Saturday, 12 January 2008

Top court takes first look at issue of lethal injection


Top court takes first look at issue of lethal injection

  • Justices will hear arguments Monday challenging Kentucky's manner of execution

  • By Howard Mintz

    MEDIANEWS STAFF


    With execution chambers from California to Florida idle, the U.S. Supreme Court on Monday will offer an unprecedented glimpse into how the justices assess the legal conflict over the business of administering a fatal dose of drugs to death row inmates.

    The Supreme Court, faced with mounting legal chaos across the country over lethal injection, will hear arguments challenging Kentucky's execution method -- the same procedure favored in virtually every state that has a death penalty. The justices will directly confront the constitutionality of an execution method for the first time since the 1870s, when they upheld Utah's firing squads.
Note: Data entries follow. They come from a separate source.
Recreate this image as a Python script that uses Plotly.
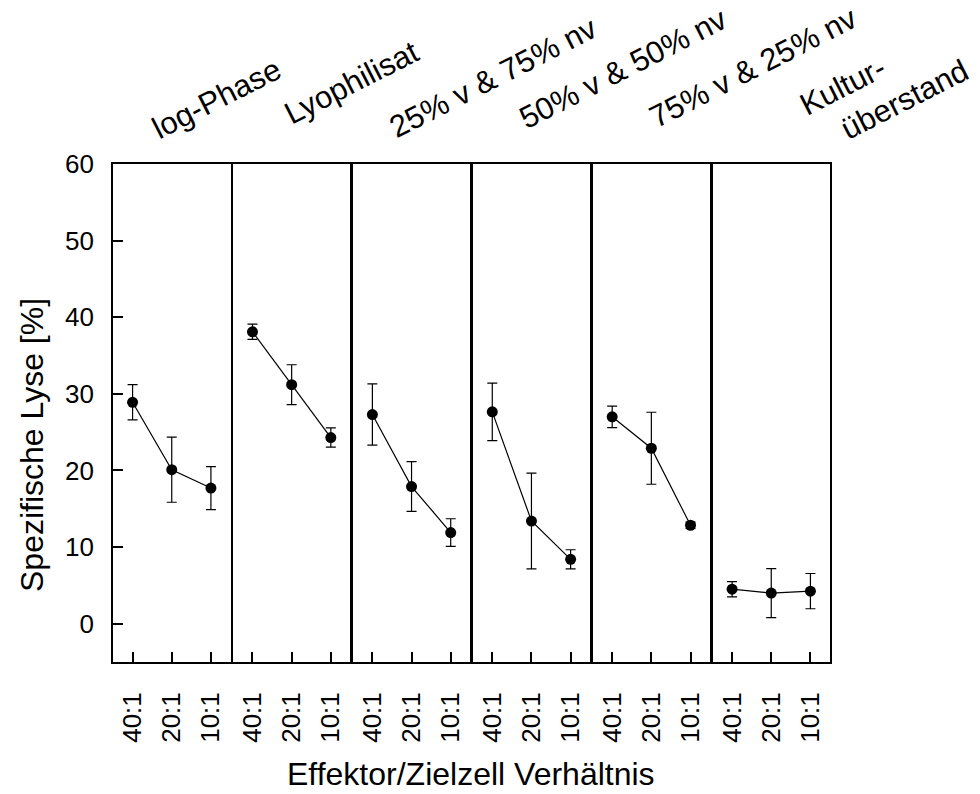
import plotly.graph_objects as go

panels = ["log-Phase", "Lyophilisat", "25% v & 75% nv", "50% v & 50% nv", "75% v & 25% nv", "Kultur-überstand"]
ratios = ["40:1", "20:1", "10:1"]
means = [
    [28.9, 20.1, 17.7],
    [38.1, 31.2, 24.3],
    [27.3, 17.9, 11.9],
    [27.65, 13.4, 8.4],
    [27.0, 22.9, 12.85],
    [4.5, 4.0, 4.25],
]
errs = [
    [2.3, 4.25, 2.8],
    [1.0, 2.6, 1.25],
    [4.0, 3.25, 1.8],
    [3.75, 6.25, 1.25],
    [1.4, 4.7, 0.4],
    [1.0, 3.2, 2.3],
]
y_ticks = [0, 10, 20, 30, 40, 50, 60]

FONT = "Liberation Sans, Arial, sans-serif"
W, H = 980, 794
ML, MR, MT, MB = 113, 150, 164, 132
PW = W - ML - MR
PH = H - MT - MB
GAP = 2.4
n = len(panels)
pw = (PW - GAP * (n - 1)) / n

fig = go.Figure()
for i in range(n):
    ax = "" if i == 0 else str(i + 1)
    fig.add_trace(go.Scatter(
        x=list(range(len(ratios))), y=means[i],
        error_y=dict(type="data", array=errs[i], visible=True, color="black", thickness=1.2, width=5),
        mode="lines+markers",
        line=dict(color="black", width=1.2),
        marker=dict(color="black", size=11),
        xaxis="x" + ax, yaxis="y" + ax, showlegend=False,
    ))
    d0 = i * (pw + GAP) / PW
    d1 = (i * (pw + GAP) + pw) / PW
    xa = dict(domain=[d0, d1], range=[-0.5, 2.5], tickmode="array",
              tickvals=list(range(len(ratios))), ticktext=ratios, tickangle=-90,
              ticks="inside", ticklen=10, tickwidth=1.5, tickcolor="black",
              showline=True, linecolor="black", linewidth=1.6, mirror=True,
              showgrid=False, zeroline=False, ticklabelstandoff=18,
              tickfont=dict(family=FONT, size=26, color="black"),
              anchor="y" + ax)
    ya = dict(range=[-5, 60], showline=True, linecolor="black", linewidth=1.6, mirror=True,
              showgrid=False, zeroline=False, anchor="x" + ax, domain=[0, 1])
    if i == 0:
        ya.update(tickmode="array", tickvals=y_ticks, ticks="inside", ticklen=10, tickwidth=1.5,
                  tickcolor="black", ticklabelstandoff=12,
                  tickfont=dict(family=FONT, size=26, color="black"))
    else:
        ya.update(showticklabels=False, ticks="")
    fig.layout["xaxis" + ax] = xa
    fig.layout["yaxis" + ax] = ya

def px2paper(px, py):
    return (px - ML) / PW, (H - MB - py) / PH

annos = []
ANG = -27
label_pos = [(217, 99), (352, 83), (493, 77), (623, 68), (753, 67)]
for (px, py), txt in zip(label_pos, panels[:5]):
    x, y = px2paper(px, py)
    annos.append(dict(text=txt, x=x, y=y, xref="paper", yref="paper", showarrow=False,
                      textangle=ANG, xanchor="center", yanchor="middle",
                      font=dict(family=FONT, size=31, color="black")))
k1, k2 = panels[5].split("-")
for (px, py), txt in zip([(842, 86), (905, 100)], [k1 + "-", k2]):
    x, y = px2paper(px, py)
    annos.append(dict(text=txt, x=x, y=y, xref="paper", yref="paper", showarrow=False,
                      textangle=ANG, xanchor="center", yanchor="middle",
                      font=dict(family=FONT, size=31, color="black")))
x, y = px2paper(471, 774)
annos.append(dict(text="Effektor/Zielzell Verhältnis", x=x, y=y, xref="paper", yref="paper",
                  showarrow=False, xanchor="center", yanchor="middle",
                  font=dict(family=FONT, size=32, color="black")))
x, y = px2paper(32, 445)
annos.append(dict(text="Spezifische Lyse [%]", x=x, y=y, xref="paper", yref="paper",
                  showarrow=False, xanchor="center", yanchor="middle", textangle=-90,
                  font=dict(family=FONT, size=32, color="black")))

fig.update_layout(width=W, height=H, margin=dict(l=ML, r=MR, t=MT, b=MB),
                  paper_bgcolor="white", plot_bgcolor="white", annotations=annos,
                  font=dict(family=FONT, color="black"))
fig.write_html("out.html")
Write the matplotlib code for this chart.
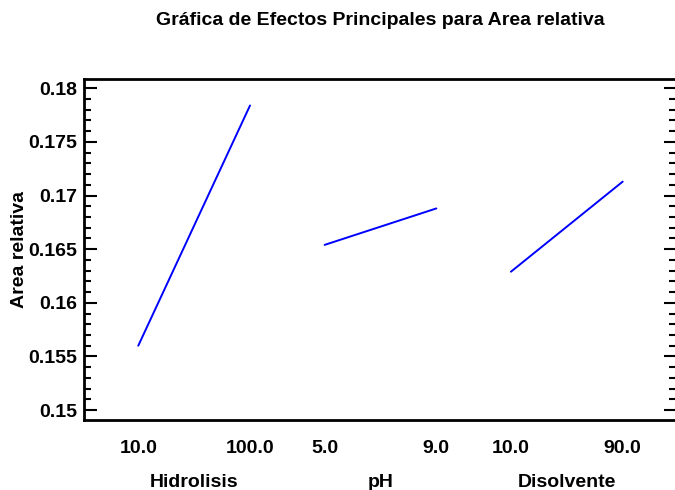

    The high court is expected to rule by the end of its term in June, or at the very least devising a road map for what states must do to ensure the executions they carry out are as humane as possible.

    On one side, lawyers for death row inmates argue that states have grown so sloppy carrying out executions that they should not resume unless the the Supreme Court establishes strict standards. On the other side, dozens of states, the Bush administration and victims' rights groups insist that Kentucky and other states already do it right.

    For legal experts, the tea leaves have never been harder to read. There is only one consensus: the conservative Supreme Court will not abolish the death penalty or outlaw lethal injection.

    The question is how far it will go in forcing states to fix perceived problems and whether the justices willspecify what states must do to tinker with the drugs, training and medical safeguards, such as monitoring inmates, during executions. There is agreement that the Supreme Court must clear up a legal mess that has effectively created the first nationwide moratorium on executions since the early 1970s.

    "It's very difficult to know whether this court is going to limit itself," said Elisabeth Semel, head of Boalt Hall School of Law's Death Penalty Clinic. As for her prediction, Semel admits, "It depends on which day of the week it is or which brief I've just read."

    The Supreme Court stepped into the issue last fall after several years of proliferating legal challenges to lethal injection, all centered on whether the three-drug combination used in most executions exposes inmates to the risk of cruel and unusual punishment. Critics argue that the combination of drugs can mask an inmate's suffering.

    Courts throughout the country have issued conflicting rulings, with some states, including California, putting executions on hold. The Kentucky case reached the high court after that state's Supreme Court upheld Kentucky's lethal injection procedures, opening the door for the justices to tackle the issue.

    The outcome will have a direct impact on California, where San Jose U.S. District Judge Jeremy Fogel put executions on hold in 2006, concluding that the state's execution process is "broken."

    California officials have attempted to address Fogel's concerns, including constructing a new execution chamber at San Quentin.

    Twenty states and the federal government, which also uses lethal injection, urged the justices to simply find that Kentucky's method passes legal muster and not micromanage the states. California did not sign onto the brief, but the argument was similar to what the state has argued in the case before Fogel, brought by death row inmate Michael Morales. Fogel has put that case on hold.

    "The national consensus could not be more clear: measured by the conduct of state governments, the American people overwhelmingly accept lethal injection by protocol similar or identical to that of Kentucky," the states wrote. "The court should conclude that Kentucky's lethal injection protocol is entirely consistent with modern standards of morality."

    Lawyers for death row inmates agree that Kentucky's procedure is similar to other states, but they argue that's why the Supreme Court has to correct widespread flaws.

    In one brief filed on behalf of four death row inmates, including Morales, lethal injection critics say states have "turned a blind eye" to the risks of improperly administering the drugs. "The result," they wrote, "has been botched executions that are entirely predictable and preventable."

    In another brief, the American Society of Anesthesiologists insisted the current three-drug combination can never meet accepted medical standards, while a group of veterinarians stressed that the drugs do not even meet the standards for putting animals to death.

    But legal experts doubt the justices will get too specific about the chemistry involved in executions. Instead, the Supreme Court is expected to give all the judges struggling with these challenges some guidance -- and leave it to the states to come up with death chamber solutions.

    Experts say if the justices leave it to the states, there is sure to be more litigation in the future.

    "Avoiding true clarity may be the only way they get a majority opinion," said Douglas Berman, an Ohio State University law professor. "I think there will be a 'clearish' standard for lower courts to apply, but that doesn't make things easy. The devil will still be in the details."